Could peoples' misery be used as a fuel for something in generic dnd settings?

Could peoples' misery be used as a fuel for something in generic dnd settings?

Yes, capitalism.

Certainly. There are rules for it: Liquid Pain, in the Book of Vile Darkness. Useful stuff.

I've always liked the idea of joy and unhappiness being to separate sorces of magic, but not actually tied to the general concept of good and evil. Joy is more potent, but with a shorter fuse. Unhappiness is stable, but not as powerful as joy. One man could abuse joy by selling drugs. Another man could walk among the poor and do what he can to help, relying on their state to give him strength so that he can go from shithole to shithole helping while slowly growing in power.

OP here.

I got this idea of a man skulking at night to houses with children who have cancer and leaving his dreamcatcher-like effigies there to catch the bad vibes and perhaps use them for something.

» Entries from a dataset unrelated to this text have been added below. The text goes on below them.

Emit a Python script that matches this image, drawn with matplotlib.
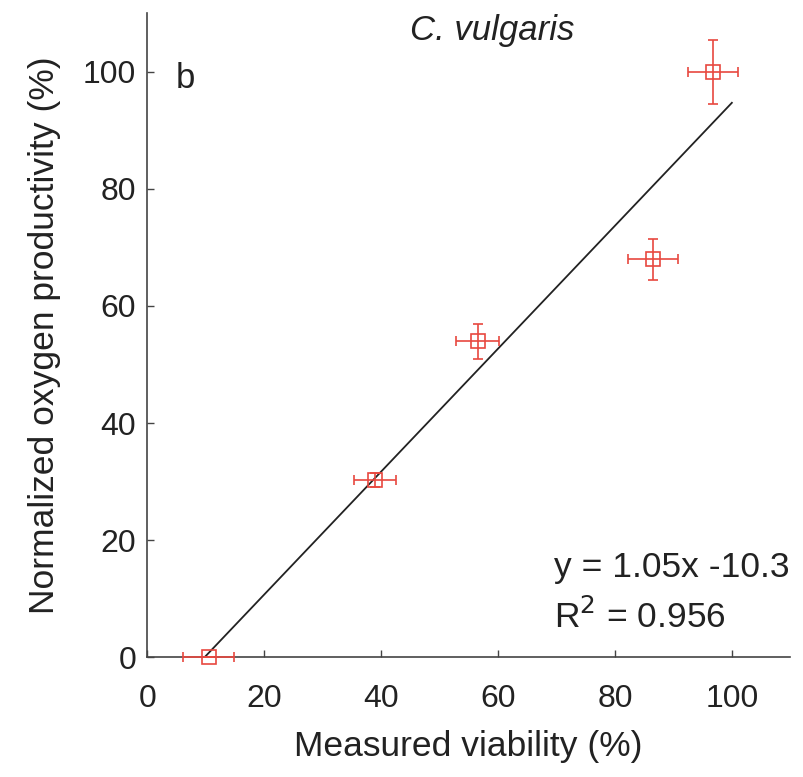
import matplotlib
matplotlib.use("Agg")
import matplotlib.pyplot as plt
import numpy as np

plt.rcParams["font.family"] = ["Liberation Sans", "DejaVu Sans"]

# measured points
viability = [10.5, 39.0, 56.5, 86.5, 96.8]
viability_err = [4.4, 3.6, 3.6, 4.3, 4.3]
productivity = [0.0, 30.3, 54.0, 68.0, 100.0]
productivity_err = [0.0, 1.2, 3.0, 3.5, 5.5]

slope = 1.05
intercept = -10.3
r_squared = 0.956
fit_x = [-intercept / slope, 100.0]

ticks = [0, 20, 40, 60, 80, 100]

red = "#e8483f"
axis_col = "#444444"
text_col = "#222222"

fig = plt.figure(figsize=(8.04, 7.77), dpi=100)
ax = fig.add_axes([0.183, 0.154, 0.80, 0.829])

fx = np.array(fit_x)
ax.plot(fx, slope * fx + intercept, color=text_col, lw=1.3, zorder=2)

ax.errorbar(viability, productivity, xerr=viability_err, yerr=productivity_err,
            fmt="s", ms=10.5, mfc="none", mec=red, mew=1.2, ecolor=red,
            elinewidth=1.2, capsize=3.6, capthick=1.2, clip_on=False, zorder=3)

ax.set_xlim(0, 110)
ax.set_ylim(0, 110)
ax.set_xticks(ticks)
ax.set_yticks(ticks)
for side in ["top", "right"]:
    ax.spines[side].set_visible(False)
for side in ["left", "bottom"]:
    ax.spines[side].set_color(axis_col)
    ax.spines[side].set_linewidth(1.2)
ax.tick_params(direction="in", length=5, width=1, colors=axis_col,
               labelcolor=text_col, labelsize=23)
ax.tick_params(axis="x", pad=19)
ax.tick_params(axis="y", pad=8)

ax.set_xlabel("Measured viability (%)", fontsize=25.5, color=text_col,
              labelpad=12)
ax.set_ylabel("Normalized oxygen productivity (%)", fontsize=25.5,
              color=text_col, labelpad=16)

ax.text(59, 107, "C. vulgaris", fontsize=25, style="italic", ha="center",
        va="center", color=text_col)
ax.text(6.5, 98.8, "b", fontsize=25, ha="center", va="center", color=text_col)
ax.text(69.6, 13.7, f"y = {slope:.2f}x {intercept:.1f}", fontsize=25.5,
        ha="left", va="baseline", color=text_col)
ax.text(69.6, 5.0, f"R$^2$ = {r_squared:.3f}", fontsize=25.5, ha="left",
        va="baseline", color=text_col)

fig.savefig("out.png", dpi=100)
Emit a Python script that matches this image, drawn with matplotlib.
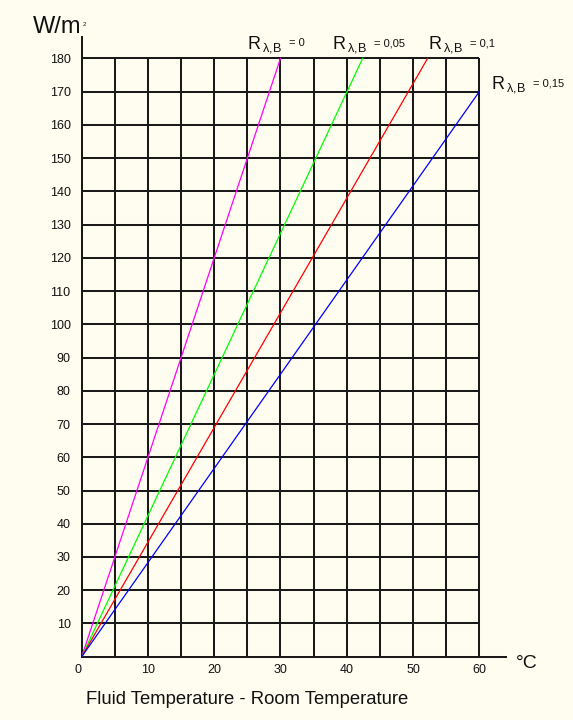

It's also rather expensive, which makes it one of the most lucrative ways to make money in the game to any characters that know how to harvest it and have a steady supply of victims.

Use warhammerish stuff: emotion is Immaterium fuel, emotion can be used to fuel something else, but can mess with ye brains.

angst

>tips fedora

Not quite the same but in the first season of True Detectives the primary villain would return to where he abducted his victims to leave stick and vine dreamcatchers. The victims had real bad ends.

Derpy RPG economic right there, if you can make lots of it, the value should not be high foe niche items. Even with skill and production barriers, resale of excess, and non-perishable exotic items between consumers limit sale values. For example, the first douche bag that ended up not needing his dose can sell it for less than you sold it to him. There is now a less expensive dose of the same thing you have to compete against in the market.

So your get rich plan maybe effective in the short term, which might be all you need to be fair, but I would not plan to make it long term. At least that is how we play things in our groups when someone tries to break economics with magic.

It's how corporations work IRL, I don't see why not.

Denizens of the Underdark use the terror of children to keep the lights on, apparently.

Nope, it's impossible

The problem with mass harvesting liquid pain is that the spell for it takes a day to cast, and the magic item for it is so expensive it would take half a year (or nearly a full year if you didn't craft it) to pay for itself. Its a decent source of money if you have the downtime and nothing else to do, but if you really want to crank it out on an industrial scale you need to abuse demiplanes and/or repeating magic traps.

I think the big obstacle isn't resale, but the base price and the fact that its just a drug. Most people wouldn't want to buy this shit by the barrel even if they could afford it, and anyone that did would probably set up their own pain farms.

Wait 'till you see Communism sonny-boy. Protip, not everybody gets a spiffy hat like this one.

It's a little known fact that humanoid misery is what generates mana. It's why gods and wizards haven't just wiped out peasants and replaced them with warforged or golems.

You can use it to feed the GM.

>Authoritarian communism is the only alternative to capitalism.
>Authoritarian communism isn't just state capitalism with leftist rhetoric.

>I just recently got in to politics and think Bernie can save this county

You have the free market on one side and you have an unfree market on the other side.

You have the fruits of your own labor on one side and on the other you have your fruits taken to give to another.

The other issue is that you can only get doses of liquid pain equal to a creature's Con score before they expire, so you have to constantly pull in new stock.

People will figure it out eventually.

Stand up comedy

And if I tell you I'm okay with that, so long as I also get the fruits of someone else's labour?

Only stupid mofos go for stupid simplifications.